Visualize with ImageJ

ImageJ is an excellent free program for displaying and analyzing tomography data. ImageJ for Linux, Windows, and Mac can be downloaded from the ImageJ Website.

The download is a ZIP file that can be extracted to a location like C:\ImageJ on Windows or /home/user/ImageJ or /usr/local/ImageJ on Linux.

netCDF plugin

The netCDF files written by tomo_display or the Python preprocess_13bm.py routines can be read into ImageJ by copying the following files into the ImageJ/plugins folder

netCDF jar file from the University of Frieburg.
GSETomo_.ijm from the IDL Tomography repository. See the instructions in Installation for how to download this.

Open ImageJ and select Plugins/GSETomo. This will open a file browser to select a netCDF file. The 3-D dataset in the file will be opened as a stack in ImageJ

HDF5 plugin

There are 2 ImageJ plugins for reading HDF5 files.

The Freiburg HDF5 plugin. This plugin can only read datasets smaller than 2 GB, so it is not useful for reading most tomography datasets.
The PSI HDF5 plugin. This plugin is also limited to reading datasets smaller than 2 GB into “real” ImageJ stacks. However, it supports “virtual” ImageJ stacks, which can be any size. Virtual stacks are not read into memory in their entirety, only the currently selected slice is actually in memory. This plugin is the one that should be used for reading GSECARS tomography data.

To install the PSI plugin copy the latest jar file from the PSI HDF5 releases to the ImageJ/plugins folder. NOTE: If this is being installed in FIJI, rather than ImageJ it is first necessary to uninstall the Freiburg HDF5 plugin.

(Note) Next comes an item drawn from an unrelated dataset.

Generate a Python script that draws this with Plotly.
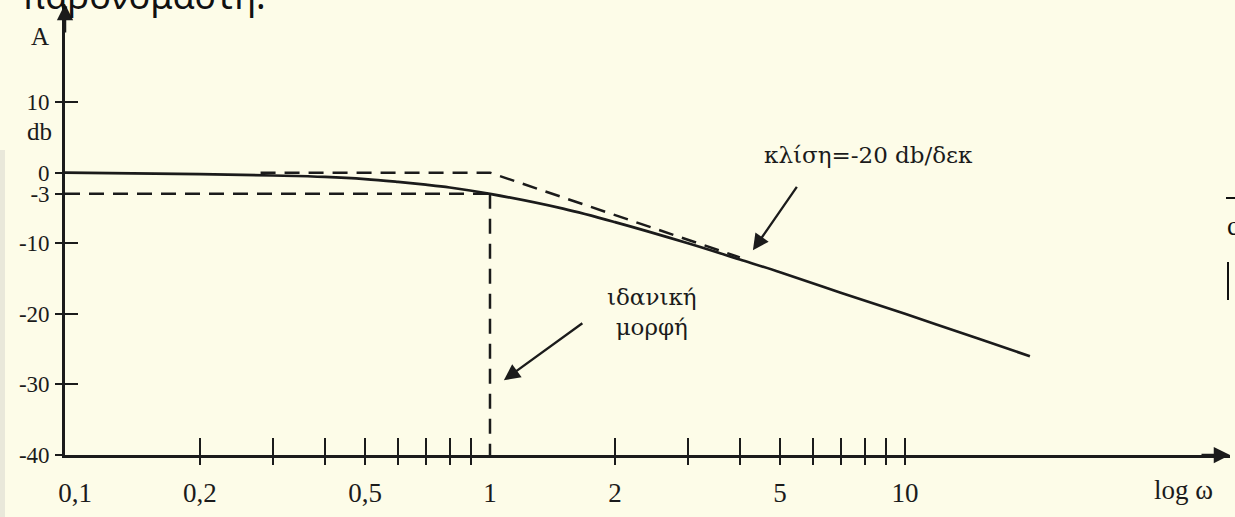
import math
import plotly.graph_objects as go

# Magnitude response of a first-order low-pass stage (corner at ω = 1)
omega = [0.0946, 0.2, 0.3, 0.4, 0.5, 0.6, 0.7, 0.8, 1.0, 1.5, 2.0, 3.0, 4.0, 5.0, 7.0, 10.0, 15.0, 20.0]
gain_db = [0.0, -0.2, -0.4, -0.6, -0.9, -1.3, -1.7, -2.1, -3.0, -5.1, -7.0, -10.0, -12.3, -14.1, -17.0, -20.0, -23.5, -26.0]

# Straight-line (ideal) approximation
ideal_omega = [0.28, 1.0, 4.0]
ideal_db = [0.0, 0.0, -12.0]

# -3 dB guide lines
cut_h_omega = [0.0946, 1.0]
cut_h_db = [-3.0, -3.0]
cut_v_omega = [1.0, 1.0]
cut_v_db = [-3.0, -40.0]

# Axis ticks
y_tick_vals = [10, 0, -3, -10, -20, -30, -40]
y_tick_text = ["10", "0", "-3", "-10", "-20", "-30", "-40"]
x_label_vals = [0.1, 0.2, 0.5, 1, 2, 5, 10]
x_label_text = ["0,1", "0,2", "0,5", "1", "2", "5", "10"]
x_mark_vals = [0.2, 0.3, 0.4, 0.5, 0.6, 0.7, 0.8, 0.9, 2, 3, 4, 5, 6, 7, 8, 9, 10]

OMEGA_MIN, OMEGA_MAX = 0.0946, 60.7
DB_MIN, DB_MAX = -40.0, 23.9

INK = "#1b1b1b"
BG = "#fdfce8"
SERIF = "Liberation Serif"
GREEK = "DejaVu Serif"

W, H = 1235, 517
ML, MR, MT, MB = 65, 5, 4, 62
PW, PH = W - ML - MR, H - MT - MB


def px_x(px):
    return (px - ML) / PW


def px_y(py):
    return (H - MB - py) / PH


fig = go.Figure()

fig.add_trace(go.Scatter(x=cut_h_omega, y=cut_h_db, mode="lines",
                         line=dict(color=INK, width=2.5, dash="15px,9px"),
                         hoverinfo="skip", showlegend=False))
fig.add_trace(go.Scatter(x=cut_v_omega, y=cut_v_db, mode="lines",
                         line=dict(color=INK, width=2.5, dash="15px,10px"),
                         hoverinfo="skip", showlegend=False))
fig.add_trace(go.Scatter(x=ideal_omega, y=ideal_db, mode="lines",
                         line=dict(color=INK, width=2.5, dash="15px,9px"),
                         hoverinfo="skip", showlegend=False))
fig.add_trace(go.Scatter(x=omega, y=gain_db, mode="lines", line_shape="spline",
                         line=dict(color=INK, width=2.7),
                         hoverinfo="skip", showlegend=False))

x_range = [math.log10(OMEGA_MIN), math.log10(OMEGA_MAX)]

fig.update_layout(
    width=W, height=H,
    margin=dict(l=ML, r=MR, t=MT, b=MB),
    paper_bgcolor=BG, plot_bgcolor=BG,
    showlegend=False,
    xaxis=dict(type="log", range=x_range, showgrid=False, zeroline=False,
               showline=True, linecolor=INK, linewidth=2.7,
               tickmode="array", tickvals=x_label_vals, ticktext=x_label_text,
               ticks="", tickfont=dict(family=SERIF, size=27, color=INK),
               ticklabelstandoff=12),
    xaxis2=dict(type="log", range=x_range, overlaying="x", matches="x", anchor="y",
                side="bottom", showgrid=False, zeroline=False, showline=False,
                tickmode="array", tickvals=x_mark_vals, ticks="outside",
                ticklen=9, tickwidth=2.2, tickcolor=INK, showticklabels=False),
    xaxis3=dict(type="log", range=x_range, overlaying="x", matches="x", anchor="y",
                side="bottom", showgrid=False, zeroline=False, showline=False,
                tickmode="array", tickvals=x_mark_vals, ticks="inside",
                ticklen=17, tickwidth=2.2, tickcolor=INK, showticklabels=False),
    yaxis=dict(range=[DB_MIN, DB_MAX], showgrid=False, zeroline=False,
               showline=True, linecolor=INK, linewidth=2.7,
               tickmode="array", tickvals=y_tick_vals, ticktext=y_tick_text,
               ticks="outside", ticklen=7, tickwidth=2.2, tickcolor=INK,
               tickfont=dict(family=SERIF, size=23, color=INK), ticklabelstandoff=1),
    yaxis2=dict(range=[DB_MIN, DB_MAX], overlaying="y", matches="y", anchor="x",
                side="left", showgrid=False, zeroline=False, showline=False,
                tickmode="array", tickvals=y_tick_vals, ticks="inside",
                ticklen=13, tickwidth=2.2, tickcolor=INK, showticklabels=False),
)

# keep the overlay axes alive
fig.add_trace(go.Scatter(x=[], y=[], xaxis="x2", yaxis="y", showlegend=False))
fig.add_trace(go.Scatter(x=[], y=[], xaxis="x3", yaxis="y2", showlegend=False))

ann = []
# axis arrowheads
ann.append(dict(xref="x domain", yref="y domain", x=0, y=1.0, ax=0, ay=30,
                text="", showarrow=True, arrowhead=2, arrowsize=1.3,
                arrowwidth=2.5, arrowcolor=INK))
ann.append(dict(xref="x domain", yref="y domain", x=1.0, y=0, ax=-30, ay=0,
                text="", showarrow=True, arrowhead=2, arrowsize=1.3,
                arrowwidth=2.5, arrowcolor=INK))

# axis names
ann.append(dict(xref="paper", yref="paper", x=px_x(40), y=px_y(37), text="A",
                xanchor="center", yanchor="middle", showarrow=False,
                font=dict(family=SERIF, size=25, color=INK)))
ann.append(dict(xref="paper", yref="paper", x=px_x(39), y=px_y(131), text="db",
                xanchor="center", yanchor="middle", showarrow=False,
                font=dict(family=SERIF, size=25, color=INK)))
ann.append(dict(xref="paper", yref="paper", x=px_x(1183), y=px_y(490), text="log ω",
                xanchor="center", yanchor="middle", showarrow=False,
                font=dict(family=SERIF, size=27, color=INK)))

# slope callout
ann.append(dict(xref="x", yref="y", x=math.log10(4.3), y=-11.0, ax=45, ay=-65,
                text="", showarrow=True, arrowhead=2, arrowsize=1.4,
                arrowwidth=2.3, arrowcolor=INK))
ann.append(dict(xref="x", yref="y", x=math.log10(8.15), y=2.5,
                xanchor="center", yanchor="middle",
                text="κλίση=-20 db/δεκ", showarrow=False,
                font=dict(family=GREEK, size=23, color=INK)))

# ideal-form callout
ann.append(dict(xref="x", yref="y", x=math.log10(1.08), y=-29.4, ax=80, ay=-58,
                text="", showarrow=True, arrowhead=2, arrowsize=1.4,
                arrowwidth=2.3, arrowcolor=INK))
ann.append(dict(xref="x", yref="y", x=math.log10(2.46), y=-19.7,
                xanchor="center", yanchor="middle",
                text="ιδανική<br>μορφή", showarrow=False,
                font=dict(family=GREEK, size=23, color=INK)))

# running text from the surrounding page
ann.append(dict(xref="paper", yref="paper", x=px_x(20), y=px_y(22),
                xanchor="left", yanchor="bottom", text="παρονομαστή:",
                showarrow=False, font=dict(family="Noto Sans", size=36, color="#111111")))
ann.append(dict(xref="paper", yref="paper", x=px_x(1225), y=px_y(226),
                xanchor="left", yanchor="middle", text="c", showarrow=False,
                font=dict(family=SERIF, size=27, color="#111111")))

fig.update_layout(annotations=ann)

shapes = [
    dict(type="rect", xref="paper", yref="paper", x0=px_x(0), x1=px_x(5),
         y0=px_y(517), y1=px_y(150), fillcolor="#e9e8da", line=dict(width=0),
         layer="below"),
    dict(type="line", xref="paper", yref="paper", x0=px_x(1226), x1=px_x(1236),
         y0=px_y(198), y1=px_y(198), line=dict(color="#111111", width=2)),
    dict(type="line", xref="paper", yref="paper", x0=px_x(1228), x1=px_x(1228),
         y0=px_y(262), y1=px_y(300), line=dict(color="#111111", width=2)),
]
fig.update_layout(shapes=shapes)

fig.write_html("out.html")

This is explained in the PSI HDF5 plugin README.md file.

The PSI plugin can be used directly to read the HDF5 “camera” files containing the flat fields and projections, which are unsigned 16-bit integers.

Open ImageJ and select File/Import/HDF5.... This will open a file browser to select an HDF5 file. After selecting the HDF file it will open the following window to select which dataset to read:

_images/ImageJ_HDF5_select.png — **ImageJ HDF5 plugin dataset selection window**

This example is for reading a “camera” HDF5 raw data file, which contains 4 datasets. /exchange/data is the one with the projections, /exchange/data_white contains the flat fields. Reconstruction and normalized HDF5 files only have a single dataset, /exchange/data.

The 3-D dataset in the file will be opened by default as a virtual stack in ImageJ. Unchecking the Virtual Stack box in the selection window will generate an error because the dataset is larger than 2 GB.

The prefered data type for the reconstructed HDF5 files is signed 16-bit integers. This produces files that are 50% of the size of 32-bit floating point, with no practical loss of precision or range. Unfortunately, ImageJ does not directly support signed 16-bit integers, so a scaling is needed to correctly display the values. To read these files into ImageJ you need copy the following to the ImageJ/plugins folder.

The latest jar file from the PSI HDF5 releases.
Read_GSE_HDF5_recon.ijm from the IDL Tomography repository. See the instructions in Installation for how to download this.

There will then be a Plugins menu item titled “Read GSE HDF5 recon”. Click on it and select the *recon.h5 file. It does the following:

Reads the HDF5 file into a virtual stack.
Duplicates the virtual stack to a real stack.
Applies scaling so that the signed 16-bit integer values are displayed correctly.
Closes the virtual stack.

This is an example of a reconstructed dataset read with the macro above:

_images/ImageJ_recon_stack.png — **ImageJ stack for HDF5 file with reconstructed data**

It is also possible to convert a signed 16-bit integer reconstructed HDF5 file to a TIFF stack in the case of the HDF5 file being too large to convert directly in memory. Download and run Open_Virtual_h5_Save_tiff_Stack.ijm from the IDL Tomography repository. This will:

Read the selected HDF5 file into a virtual stack.
Prompt you to choose a directory for saving the TIFF images.
Open each image in the stack one at a time, scale it, and save it into the specified directory.

Because this method relies on opening and saving each single image in the stack, it takes longer than using Read_GSE_HDF5_recon.ijm.

Incompatibility of netCDF and HDF5 plugins

Unfortunately the netCDF and PSI HDF5 plugins referenced above are incompatible, meaning that they cannot both be installed in the same ImageJ installation. This is because they both use a Java logging utility, but they use incompatible versions. The netCDF plugin uses a much older version. In principle this could be fixed by changing the Java source code of the netCDF plugin to use the more recent version of the logging utility. This is not possible, however, because the source code for that plugin appears to have been lost. I have contacted both the author, and the chair of the department at the University of Freiburg where the author used to work, and neither are able to find it.

If both plugins are needed then the workaround is to have 2 separate installations of ImageJ or FIJI. One will have the netCDF plugin and the other the HDF5 plugin.